Buying electronic components online is always a dicey proposition. Some of the most reputable dealers are online, and I feature many of them on the sidebar. There are also some good sellers of vintage bits (many in Europe) on ebay. There are, of course, way too many scam artists and counterfeiters out there as well, so you have to be careful. I found a source for what was advertised as vintage (though the electrolytic capacitors appear to be modern axials - but that's actually the right choice anyway) parts to build an 18V Colorsound Overdriver / Power Booster pedal. It included 1/4 and 1/3 Watt carbon resistors, axial electrolytic capacitors, one ceramic capacitor, several "tropical fish" capacitors (which you've got to admit, are some of the coolest looking things ever!), and four transistors as well (though they're in modern form factors). I went ahead and took a chance and picked up a couple of them to see how they worked and compare the result to my recent Overdriver build.

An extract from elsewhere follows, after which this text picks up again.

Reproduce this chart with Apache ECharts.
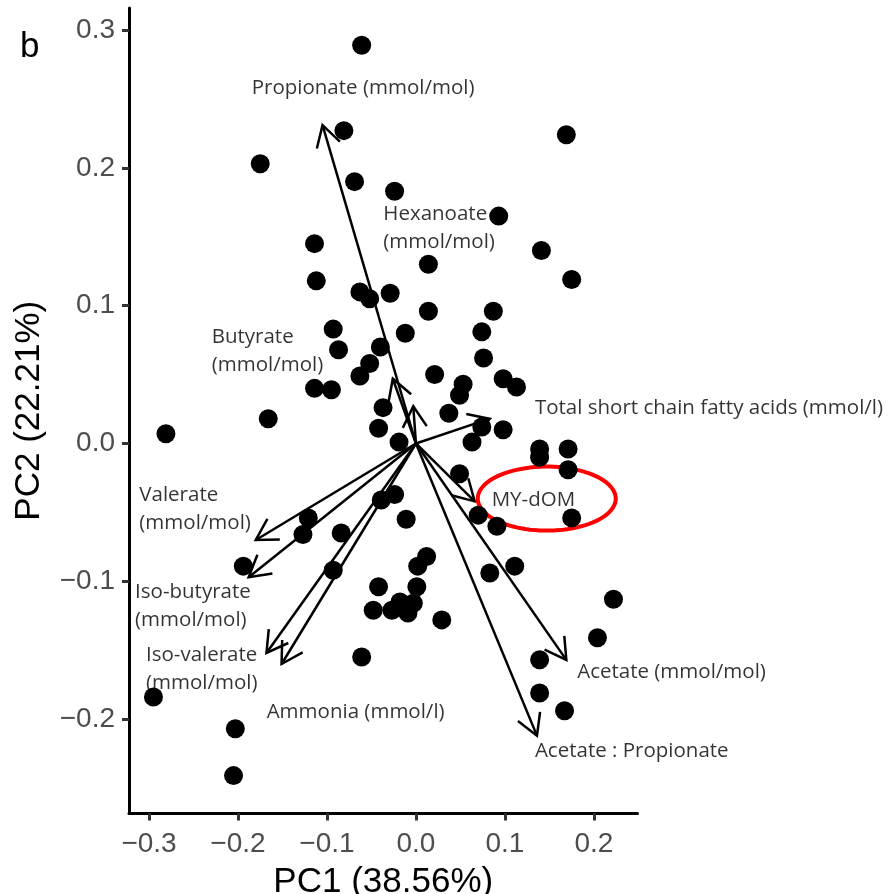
<!DOCTYPE html>
<html>
<head>
<meta charset="utf-8">
<script src="https://cdn.jsdelivr.net/npm/echarts@6/dist/echarts.min.js"></script>
<style>
  html, body { margin: 0; padding: 0; background: #fff; overflow: hidden; }
  #Chart { width: 889px; height: 894px; }
</style>
</head>
<body>
<div id="Chart"></div>
<script>
// sample scores [PC1, PC2]
const scores = [
  [-0.061, 0.289], [-0.081, 0.227], [-0.175, 0.203], [-0.069, 0.190], [-0.024, 0.183],
  [0.169, 0.224], [0.093, 0.165], [-0.114, 0.145], [0.141, 0.140], [0.014, 0.130],
  [-0.112, 0.118], [0.175, 0.119], [-0.063, 0.110], [-0.052, 0.105], [-0.029, 0.109],
  [0.014, 0.096], [0.087, 0.096], [-0.093, 0.083], [-0.087, 0.068], [-0.040, 0.070],
  [-0.012, 0.080], [0.074, 0.081], [-0.052, 0.058], [-0.063, 0.049], [0.021, 0.050],
  [0.076, 0.062], [-0.114, 0.040], [-0.095, 0.039], [-0.166, 0.018], [0.053, 0.043],
  [0.049, 0.035], [0.098, 0.047], [0.113, 0.041], [-0.037, 0.026], [-0.042, 0.011],
  [-0.019, 0.001], [0.037, 0.022], [0.074, 0.012], [0.063, 0.001], [0.098, 0.010],
  [0.139, -0.004], [0.139, -0.010], [0.171, -0.004], [0.171, -0.019], [0.049, -0.022],
  [0.175, -0.054], [0.070, -0.052], [0.091, -0.060], [0.083, -0.094], [0.111, -0.089],
  [-0.281, 0.007], [-0.121, -0.054], [-0.127, -0.066], [-0.084, -0.065], [-0.194, -0.089],
  [-0.093, -0.092], [-0.039, -0.041], [-0.024, -0.037], [-0.011, -0.055], [0.012, -0.082],
  [0.002, -0.089], [-0.042, -0.104], [0.001, -0.104], [-0.048, -0.121], [-0.027, -0.121],
  [-0.018, -0.115], [-0.009, -0.123], [-0.003, -0.116], [0.029, -0.128], [-0.061, -0.155],
  [-0.295, -0.184], [-0.203, -0.207], [-0.205, -0.241], [0.222, -0.113], [0.204, -0.141],
  [0.139, -0.157], [0.139, -0.181], [0.167, -0.194]
]

// variable loadings (arrow tips)
const variables = [
  "Propionate", "Hexanoate", "Butyrate", "Total SCFA", "MY-dOM", "Valerate",
  "Iso-butyrate", "Iso-valerate", "Ammonia", "Acetate", "Acetate:Propionate"
]
const loadings = [
  [-0.105, 0.231], [-0.003, 0.027], [-0.026, 0.047], [0.083, 0.018], [0.066, -0.042],
  [-0.180, -0.070], [-0.188, -0.097], [-0.168, -0.152], [-0.151, -0.160], [0.169, -0.157],
  [0.136, -0.212]
]

// arrow labels and where they sit (left edge, vertical middle)
const labelTexts = [
  "Propionate (mmol/mol)", "Hexanoate\n(mmol/mol)", "Butyrate\n(mmol/mol)",
  "Total short chain fatty acids (mmol/l)", "MY-dOM", "Valerate\n(mmol/mol)",
  "Iso-butyrate\n(mmol/mol)", "Iso-valerate\n(mmol/mol)", "Ammonia (mmol/l)",
  "Acetate (mmol/mol)", "Acetate : Propionate"
]
const labelAnchors = [
  [-0.1846, 0.2578], [-0.0367, 0.1562], [-0.2296, 0.0673], [0.1337, 0.0255],
  [0.0851, -0.0410], [-0.3109, -0.0477], [-0.3157, -0.1178], [-0.3034, -0.1638],
  [-0.1678, -0.1946], [0.1812, -0.1656], [0.1337, -0.2229]
]

// highlighted variable
const highlight = [[0.147, -0.040]]

const xTicks = [-0.3, -0.2, -0.1, 0.0, 0.1, 0.2]
const yTicks = [-0.2, -0.1, 0.0, 0.1, 0.2, 0.3]

const fmt = v => (v < 0 ? "\u2212" : "") + Math.abs(v).toFixed(1)
const axisFont = "'Liberation Sans', Arial, sans-serif"
const textFont = "'Open Sans', sans-serif"

const chart = echarts.init(document.getElementById("Chart"), null, { renderer: "canvas" })

const arrow = (params, api) => {
  const o = api.coord([0, 0])
  const t = api.coord([api.value(0), api.value(1)])
  const dx = o[0] - t[0]
  const dy = o[1] - t[1]
  const len = Math.sqrt(dx * dx + dy * dy)
  const ux = dx / len
  const uy = dy / len
  const head = 24
  const a = Math.PI / 6
  const b1 = [t[0] + head * (ux * Math.cos(a) - uy * Math.sin(a)), t[1] + head * (ux * Math.sin(a) + uy * Math.cos(a))]
  const b2 = [t[0] + head * (ux * Math.cos(-a) - uy * Math.sin(-a)), t[1] + head * (ux * Math.sin(-a) + uy * Math.cos(-a))]
  const style = { stroke: "#000", lineWidth: 2.5, fill: null }
  return {
    type: "group",
    children: [
      { type: "line", shape: { x1: o[0], y1: o[1], x2: t[0], y2: t[1] }, style },
      { type: "polyline", shape: { points: [b1, t, b2] }, style }
    ]
  }
}

const ellipse = (params, api) => {
  const c = api.coord([api.value(0), api.value(1)])
  const pts = []
  for (let i = 0; i < 90; i++) {
    const th = i / 90 * Math.PI * 2
    pts.push([c[0] + 69 * Math.cos(th), c[1] + 32 * Math.sin(th)])
  }
  return { type: "polygon", shape: { points: pts }, style: { stroke: "#ff0000", lineWidth: 4, fill: null } }
}

let option = {
  animation: false,
  backgroundColor: "#fff",
  grid: { left: 129, top: 8, width: 508.5, height: 805.5, containLabel: false, outerBoundsMode: "none" },
  xAxis: {
    type: "value",
    min: -0.3225,
    max: 0.249,
    name: "PC1 (38.56%)",
    nameLocation: "middle",
    nameGap: 51,
    nameTextStyle: { fontSize: 35, color: "#000", fontFamily: axisFont },
    axisLine: { show: true, onZero: false, lineStyle: { color: "#000", width: 3 } },
    axisTick: { show: true, length: 7, customValues: xTicks, lineStyle: { color: "#333", width: 3 } },
    axisLabel: { customValues: xTicks, formatter: fmt, fontSize: 28, color: "#4d4d4d", fontFamily: axisFont, margin: 17 },
    splitLine: { show: false }
  },
  yAxis: {
    type: "value",
    min: -0.2685,
    max: 0.316,
    name: "PC2 (22.21%)",
    nameLocation: "middle",
    nameGap: 82,
    nameTextStyle: { fontSize: 35, color: "#000", fontFamily: axisFont },
    axisLine: { show: true, onZero: false, lineStyle: { color: "#000", width: 3 } },
    axisTick: { show: true, length: 7, customValues: yTicks, lineStyle: { color: "#333", width: 3 } },
    axisLabel: { customValues: yTicks, formatter: fmt, fontSize: 28, color: "#4d4d4d", fontFamily: axisFont, margin: 14 },
    splitLine: { show: false }
  },
  graphic: [
    { type: "text", left: 20, top: 30, style: { text: "b", fontSize: 35, fill: "#000", fontFamily: axisFont } }
  ],
  series: [
    {
      name: "samples",
      type: "scatter",
      symbolSize: 19,
      clip: false,
      itemStyle: { color: "#000", opacity: 1 },
      data: scores
    },
    {
      name: "loadings",
      type: "custom",
      clip: false,
      renderItem: arrow,
      data: loadings.map((v, i) => ({ name: variables[i], value: v }))
    },
    {
      name: "labels",
      type: "scatter",
      symbolSize: 0,
      clip: false,
      silent: true,
      label: {
        show: true,
        position: "right",
        distance: 0,
        align: "left",
        verticalAlign: "middle",
        formatter: p => p.name,
        fontSize: 20.5,
        lineHeight: 28,
        color: "#000",
        fontFamily: textFont
      },
      data: labelTexts.map((n, i) => ({ name: n, value: labelAnchors[i] }))
    },
    {
      name: "highlight",
      type: "custom",
      clip: false,
      renderItem: ellipse,
      data: highlight
    }
  ]
}

chart.setOption(option)
</script>
</body>
</html>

Using vintage (or for that matter any non-standard) components on a modern PCB requires a bit of flexibility as they are typically larger than the space provided with wider lead spacing. For resistors, this just means angling them, which I've had to do on several builds. The axial capacitors were a little more tricky as I really didn't have room on the PCB to angle them, so I had to bring the negative lead over the top of the capacitor and down the side. I went ahead and added heat shrink insulation to the negative lead as the fit was a little tight. Where things got really hairy was with the tropical fish capacitors. These are fragile! I broke one trying to carefully adjust the leads to fit the PCB. If I ever do more of these, I'm going to have extra capacitors lying about. Fortunately I'd bought two sets of parts, but now I have to replace the missing capacitor from the second set.
The parts set also included a circuit diagram for the Power Booster itself (above), so I was able to cross reference the resistor and capacitors on that diagram with the circuit diagram in the AionFX build instructions. Of course, if you look at the diagram above and the PCB, you'll notice there are some extra parts including an eight-pin IC that look very modern sitting next to the vintage parts. As I mentioned earlier, the Power Booster runs at 18V, not 9V. This was originally done by putting two 9V batteries in series. The AionFX board simply adds an 18V charge pump to the circuit on board so the pedal can run on a conventional 9V power supply or battery.
I've highlighted the non-vintage portions of the circuit above. Most of what is highlighted is the 18V charge pump. There is also one modern metal film resistor (the pull down resistor) and the 100uF power supply filter capacitor in the bottom left-hand corner. As the sole function of this part of the circuit was to take my clean 9V power supply and boost it to a clean 18V power supply, I used all modern components.
Any time you're using older components, there is a larger risk that something can go wrong. I tested every part before I added it to the circuit board, and with the tropical fish capacitors, I double checked them on the board to make sure they hadn't been damaged during the soldering process. With everything checking out on board, I finished primary assembly and hooked it up to my tester. The LED lit up first time, so then I was off to the tone test.
I added it to the board and proceeded to play it against the Overdriver pedal. First, I'm going to say the tone is amazing. The volume knob gives you a very useful boost, and the treble and bass controls give you a lot of flexibility as well. More profound differences show up in the drive control. You seem to get a lot more distortion out of the Power Booster (if you want it) than out of the Overdriver. There could be a couple of reasons for this. First, the circuit is running at 18V which tends to be an advantage for boost circuits. AionFX even offers an 18V voltage doubler that is compatible with many of their pedals (for you literary types, that's foreshadowing). The transistor layout in my Power Booster clone is also different. I used Fairchild BC184 transistors for all stages of the Overdriver, but the first stage of my Power Booster build uses BC169 transistors. Unfortunately I didn't record the gain on any of the transistors used on either build - though I did check all of them on my Peak Atlas - largely to make sure I had the emitter, base, and collector correctly identified. I may have to build a few more of these using both vintage and modern components to really understand what benefits (if any) the vintage components are truly providing versus the simple change of voltage and transistor gain.
Original Gary Larson Far Side Comic from 1982 |
Unlike the Overdriver build, I decided to go with an original enclosure on this one - as honestly this is a pedal I could see myself selling a few of in the not so distant future. It pays homage to the original Power Booster enclosure, but the fonts, text, and name are all unique to this pedal. As to what a "thagomizer" is, it's the spikey end of the tail of a stegosaurus. Gary Larson coined the name in a 1982 Far Side comic, and the term has actually been unofficially adopted in the paleontology community since. I figured the name would work for a pedal that is supposed to give your tone a real whack!